Being Refugees, Becoming Mothers: Maternal Experiences of Central American Migrants in the USA  
Kimberly Sigmund (University of Amsterdam)

Paper short abstract:

This presentation discusses how Central American women become "good" mothers while navigating maternal health policy and migration status in the USA; while speaking to themes of forced migration, maternal decision-making practices, and the precarity of life for migrants with liminal legal statuses.

Paper long abstract:

In this presentation, I will discuss the ways in which Central American women become "good" mothers while they navigate their role as migrants in the United States of America. As defined by Biehl and Locke (2010; 2017:4), "becoming" acknowledges the ability of people to transform themselves and their lives through small, mundane acts of resistance to multiple systems of oppression. For this analysis, I use the anthropology of becoming as a lens to view the daily, incremental actions of individual control that Central American migrant women take as they move within the larger political economy of the state in order to access maternal healthcare and become "good" mothers.
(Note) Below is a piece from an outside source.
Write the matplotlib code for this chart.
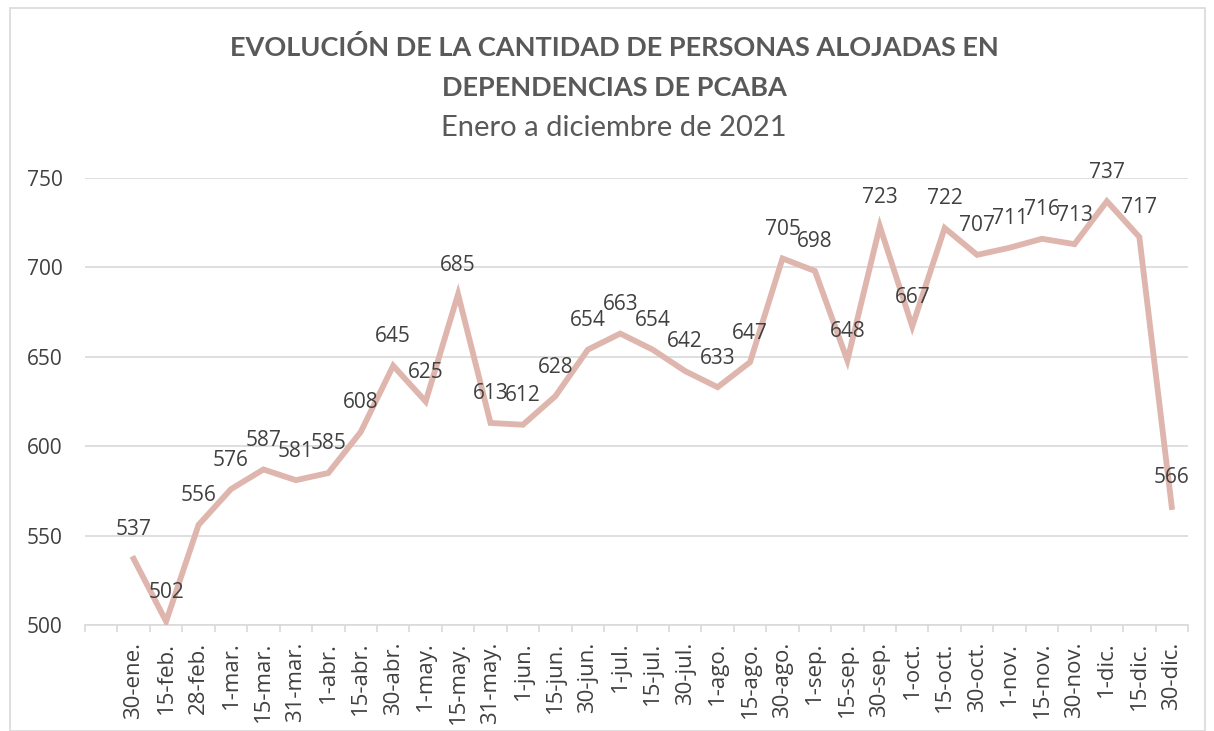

Based on ethnographic fieldwork in Los Angeles, I discuss the ways in which California uses maternal healthcare policy to frame levels of belonging for undocumented migrants and asylum seekers. Further, I analyze the production and circulation of maternal healthcare information, with a focus on how Central American migrant women access, utilize and readapt this information to better fit their lives. Lastly, I explore the ways in which migrant women perform cultural citizenship and acts of resistance as they concurrently navigate the asylum and maternal health systems. Through the ways in which migrant women reframe their conceptions of "good" maternal care and motherhood to fit their precarious lives in the USA, broader themes of forced female migration, maternal decision-making practices, and the precarity of life for migrants with liminal legal statuses can be further examined.